MATERIAL:
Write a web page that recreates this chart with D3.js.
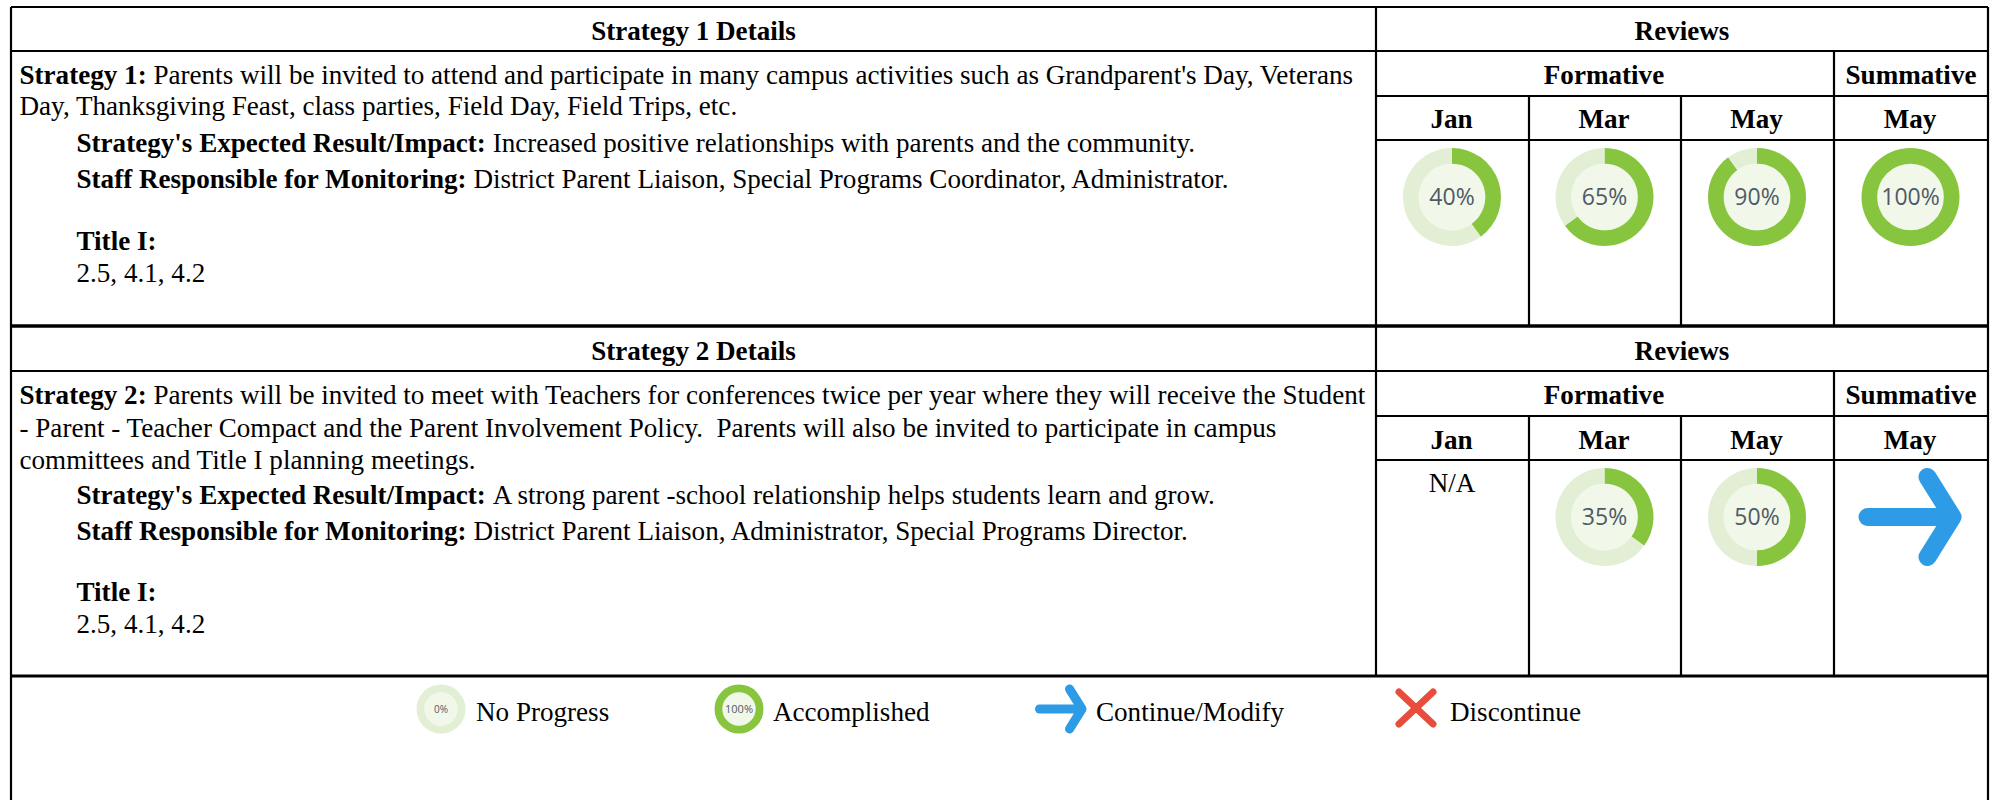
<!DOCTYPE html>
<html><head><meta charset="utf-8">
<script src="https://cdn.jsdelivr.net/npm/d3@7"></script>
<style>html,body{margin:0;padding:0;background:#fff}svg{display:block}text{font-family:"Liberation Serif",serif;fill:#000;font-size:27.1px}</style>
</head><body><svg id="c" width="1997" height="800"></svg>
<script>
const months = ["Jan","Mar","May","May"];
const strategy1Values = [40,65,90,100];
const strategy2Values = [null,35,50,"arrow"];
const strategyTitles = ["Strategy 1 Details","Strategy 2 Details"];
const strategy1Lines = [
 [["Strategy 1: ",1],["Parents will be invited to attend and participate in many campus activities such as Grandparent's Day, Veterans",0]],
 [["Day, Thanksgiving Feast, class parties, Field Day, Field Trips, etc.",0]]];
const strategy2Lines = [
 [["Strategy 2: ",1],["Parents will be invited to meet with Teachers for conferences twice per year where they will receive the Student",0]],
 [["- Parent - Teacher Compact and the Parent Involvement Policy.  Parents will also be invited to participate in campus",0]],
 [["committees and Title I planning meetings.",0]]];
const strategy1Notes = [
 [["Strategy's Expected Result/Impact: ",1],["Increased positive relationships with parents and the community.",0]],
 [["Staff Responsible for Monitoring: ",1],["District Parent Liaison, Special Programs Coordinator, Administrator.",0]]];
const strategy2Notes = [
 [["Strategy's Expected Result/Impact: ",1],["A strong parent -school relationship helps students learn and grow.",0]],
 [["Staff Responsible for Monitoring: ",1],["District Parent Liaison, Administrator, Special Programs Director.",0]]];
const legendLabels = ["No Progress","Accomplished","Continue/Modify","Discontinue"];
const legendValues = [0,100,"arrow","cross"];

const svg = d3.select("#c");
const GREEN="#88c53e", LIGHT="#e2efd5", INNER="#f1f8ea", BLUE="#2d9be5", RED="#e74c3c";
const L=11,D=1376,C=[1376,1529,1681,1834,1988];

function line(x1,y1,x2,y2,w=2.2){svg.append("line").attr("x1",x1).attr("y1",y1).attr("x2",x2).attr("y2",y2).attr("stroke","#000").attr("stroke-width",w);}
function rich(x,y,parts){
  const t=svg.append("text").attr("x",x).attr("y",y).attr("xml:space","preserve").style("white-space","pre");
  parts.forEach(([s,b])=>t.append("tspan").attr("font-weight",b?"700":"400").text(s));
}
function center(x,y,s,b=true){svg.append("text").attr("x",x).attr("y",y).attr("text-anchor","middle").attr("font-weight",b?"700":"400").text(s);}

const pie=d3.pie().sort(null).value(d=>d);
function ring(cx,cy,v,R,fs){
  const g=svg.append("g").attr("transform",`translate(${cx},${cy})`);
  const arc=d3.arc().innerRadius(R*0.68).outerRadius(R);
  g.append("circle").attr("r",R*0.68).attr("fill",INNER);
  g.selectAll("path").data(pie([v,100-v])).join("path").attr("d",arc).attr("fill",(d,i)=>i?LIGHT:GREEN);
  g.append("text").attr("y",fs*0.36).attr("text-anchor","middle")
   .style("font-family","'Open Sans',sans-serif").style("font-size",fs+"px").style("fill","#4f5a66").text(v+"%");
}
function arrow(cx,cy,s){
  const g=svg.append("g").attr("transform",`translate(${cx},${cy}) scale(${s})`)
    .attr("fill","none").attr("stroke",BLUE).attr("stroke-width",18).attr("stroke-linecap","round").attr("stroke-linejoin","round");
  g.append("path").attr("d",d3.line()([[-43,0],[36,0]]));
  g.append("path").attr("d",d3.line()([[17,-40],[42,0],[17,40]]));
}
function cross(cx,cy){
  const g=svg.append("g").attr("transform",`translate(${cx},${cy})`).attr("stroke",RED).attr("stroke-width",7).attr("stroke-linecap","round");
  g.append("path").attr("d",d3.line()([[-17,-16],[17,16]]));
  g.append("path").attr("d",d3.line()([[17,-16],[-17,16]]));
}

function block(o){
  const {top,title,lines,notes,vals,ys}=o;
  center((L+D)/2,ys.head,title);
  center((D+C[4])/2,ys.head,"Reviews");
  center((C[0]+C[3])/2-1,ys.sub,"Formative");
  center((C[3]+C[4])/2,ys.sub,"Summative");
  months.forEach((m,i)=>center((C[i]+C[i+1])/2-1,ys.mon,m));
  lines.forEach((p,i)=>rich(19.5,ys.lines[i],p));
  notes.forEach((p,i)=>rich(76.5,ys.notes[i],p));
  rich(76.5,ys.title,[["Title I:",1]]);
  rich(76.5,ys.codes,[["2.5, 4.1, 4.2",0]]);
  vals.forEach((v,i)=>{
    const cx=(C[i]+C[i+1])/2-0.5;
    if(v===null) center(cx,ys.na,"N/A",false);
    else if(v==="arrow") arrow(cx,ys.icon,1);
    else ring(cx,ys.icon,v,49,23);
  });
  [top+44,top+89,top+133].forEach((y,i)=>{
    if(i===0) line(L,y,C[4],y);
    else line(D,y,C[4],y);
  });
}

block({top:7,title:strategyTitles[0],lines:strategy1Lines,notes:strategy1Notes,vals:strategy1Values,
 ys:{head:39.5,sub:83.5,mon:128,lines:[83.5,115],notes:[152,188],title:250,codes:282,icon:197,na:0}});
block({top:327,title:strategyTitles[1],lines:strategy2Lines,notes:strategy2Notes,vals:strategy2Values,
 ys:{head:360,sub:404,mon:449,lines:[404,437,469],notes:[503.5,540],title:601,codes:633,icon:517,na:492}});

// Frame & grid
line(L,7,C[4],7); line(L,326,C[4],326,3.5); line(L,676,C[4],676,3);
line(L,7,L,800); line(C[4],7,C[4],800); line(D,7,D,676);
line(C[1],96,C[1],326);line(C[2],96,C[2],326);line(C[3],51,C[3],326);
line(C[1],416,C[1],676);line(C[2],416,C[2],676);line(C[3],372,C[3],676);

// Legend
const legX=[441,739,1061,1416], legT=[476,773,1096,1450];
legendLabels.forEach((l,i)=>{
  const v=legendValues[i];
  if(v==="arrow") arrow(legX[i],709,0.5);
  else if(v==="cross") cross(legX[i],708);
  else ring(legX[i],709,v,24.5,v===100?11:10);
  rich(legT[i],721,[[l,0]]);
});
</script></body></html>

PROBLEM: Omit the pictures and reproduce the listing exactly.

TASK RESPONSE:
Write a web page that recreates this chart with D3.js.
<!DOCTYPE html>
<html><head><meta charset="utf-8">
<script src="https://cdn.jsdelivr.net/npm/d3@7"></script>
<style>html,body{margin:0;padding:0;background:#fff}svg{display:block}text{font-family:"Liberation Serif",serif;fill:#000;font-size:27.1px}</style>
</head><body><svg id="c" width="1997" height="800"></svg>
<script>
const months = ["Jan","Mar","May","May"];
const strategy1Values = [40,65,90,100];
const strategy2Values = [null,35,50,"arrow"];
const strategyTitles = ["Strategy 1 Details","Strategy 2 Details"];
const strategy1Lines = [
 [["Strategy 1: ",1],["Parents will be invited to attend and participate in many campus activities such as Grandparent's Day, Veterans",0]],
 [["Day, Thanksgiving Feast, class parties, Field Day, Field Trips, etc.",0]]];
const strategy2Lines = [
 [["Strategy 2: ",1],["Parents will be invited to meet with Teachers for conferences twice per year where they will receive the Student",0]],
 [["- Parent - Teacher Compact and the Parent Involvement Policy.  Parents will also be invited to participate in campus",0]],
 [["committees and Title I planning meetings.",0]]];
const strategy1Notes = [
 [["Strategy's Expected Result/Impact: ",1],["Increased positive relationships with parents and the community.",0]],
 [["Staff Responsible for Monitoring: ",1],["District Parent Liaison, Special Programs Coordinator, Administrator.",0]]];
const strategy2Notes = [
 [["Strategy's Expected Result/Impact: ",1],["A strong parent -school relationship helps students learn and grow.",0]],
 [["Staff Responsible for Monitoring: ",1],["District Parent Liaison, Administrator, Special Programs Director.",0]]];
const legendLabels = ["No Progress","Accomplished","Continue/Modify","Discontinue"];
const legendValues = [0,100,"arrow","cross"];

const svg = d3.select("#c");
const GREEN="#88c53e", LIGHT="#e2efd5", INNER="#f1f8ea", BLUE="#2d9be5", RED="#e74c3c";
const L=11,D=1376,C=[1376,1529,1681,1834,1988];

function line(x1,y1,x2,y2,w=2.2){svg.append("line").attr("x1",x1).attr("y1",y1).attr("x2",x2).attr("y2",y2).attr("stroke","#000").attr("stroke-width",w);}
function rich(x,y,parts){
  const t=svg.append("text").attr("x",x).attr("y",y).attr("xml:space","preserve").style("white-space","pre");
  parts.forEach(([s,b])=>t.append("tspan").attr("font-weight",b?"700":"400").text(s));
}
function center(x,y,s,b=true){svg.append("text").attr("x",x).attr("y",y).attr("text-anchor","middle").attr("font-weight",b?"700":"400").text(s);}

const pie=d3.pie().sort(null).value(d=>d);
function ring(cx,cy,v,R,fs){
  const g=svg.append("g").attr("transform",`translate(${cx},${cy})`);
  const arc=d3.arc().innerRadius(R*0.68).outerRadius(R);
  g.append("circle").attr("r",R*0.68).attr("fill",INNER);
  g.selectAll("path").data(pie([v,100-v])).join("path").attr("d",arc).attr("fill",(d,i)=>i?LIGHT:GREEN);
  g.append("text").attr("y",fs*0.36).attr("text-anchor","middle")
   .style("font-family","'Open Sans',sans-serif").style("font-size",fs+"px").style("fill","#4f5a66").text(v+"%");
}
function arrow(cx,cy,s){
  const g=svg.append("g").attr("transform",`translate(${cx},${cy}) scale(${s})`)
    .attr("fill","none").attr("stroke",BLUE).attr("stroke-width",18).attr("stroke-linecap","round").attr("stroke-linejoin","round");
  g.append("path").attr("d",d3.line()([[-43,0],[36,0]]));
  g.append("path").attr("d",d3.line()([[17,-40],[42,0],[17,40]]));
}
function cross(cx,cy){
  const g=svg.append("g").attr("transform",`translate(${cx},${cy})`).attr("stroke",RED).attr("stroke-width",7).attr("stroke-linecap","round");
  g.append("path").attr("d",d3.line()([[-17,-16],[17,16]]));
  g.append("path").attr("d",d3.line()([[17,-16],[-17,16]]));
}

function block(o){
  const {top,title,lines,notes,vals,ys}=o;
  center((L+D)/2,ys.head,title);
  center((D+C[4])/2,ys.head,"Reviews");
  center((C[0]+C[3])/2-1,ys.sub,"Formative");
  center((C[3]+C[4])/2,ys.sub,"Summative");
  months.forEach((m,i)=>center((C[i]+C[i+1])/2-1,ys.mon,m));
  lines.forEach((p,i)=>rich(19.5,ys.lines[i],p));
  notes.forEach((p,i)=>rich(76.5,ys.notes[i],p));
  rich(76.5,ys.title,[["Title I:",1]]);
  rich(76.5,ys.codes,[["2.5, 4.1, 4.2",0]]);
  vals.forEach((v,i)=>{
    const cx=(C[i]+C[i+1])/2-0.5;
    if(v===null) center(cx,ys.na,"N/A",false);
    else if(v==="arrow") arrow(cx,ys.icon,1);
    else ring(cx,ys.icon,v,49,23);
  });
  [top+44,top+89,top+133].forEach((y,i)=>{
    if(i===0) line(L,y,C[4],y);
    else line(D,y,C[4],y);
  });
}

block({top:7,title:strategyTitles[0],lines:strategy1Lines,notes:strategy1Notes,vals:strategy1Values,
 ys:{head:39.5,sub:83.5,mon:128,lines:[83.5,115],notes:[152,188],title:250,codes:282,icon:197,na:0}});
block({top:327,title:strategyTitles[1],lines:strategy2Lines,notes:strategy2Notes,vals:strategy2Values,
 ys:{head:360,sub:404,mon:449,lines:[404,437,469],notes:[503.5,540],title:601,codes:633,icon:517,na:492}});

// Frame & grid
line(L,7,C[4],7); line(L,326,C[4],326,3.5); line(L,676,C[4],676,3);
line(L,7,L,800); line(C[4],7,C[4],800); line(D,7,D,676);
line(C[1],96,C[1],326);line(C[2],96,C[2],326);line(C[3],51,C[3],326);
line(C[1],416,C[1],676);line(C[2],416,C[2],676);line(C[3],372,C[3],676);

// Legend
const legX=[441,739,1061,1416], legT=[476,773,1096,1450];
legendLabels.forEach((l,i)=>{
  const v=legendValues[i];
  if(v==="arrow") arrow(legX[i],709,0.5);
  else if(v==="cross") cross(legX[i],708);
  else ring(legX[i],709,v,24.5,v===100?11:10);
  rich(legT[i],721,[[l,0]]);
});
</script></body></html>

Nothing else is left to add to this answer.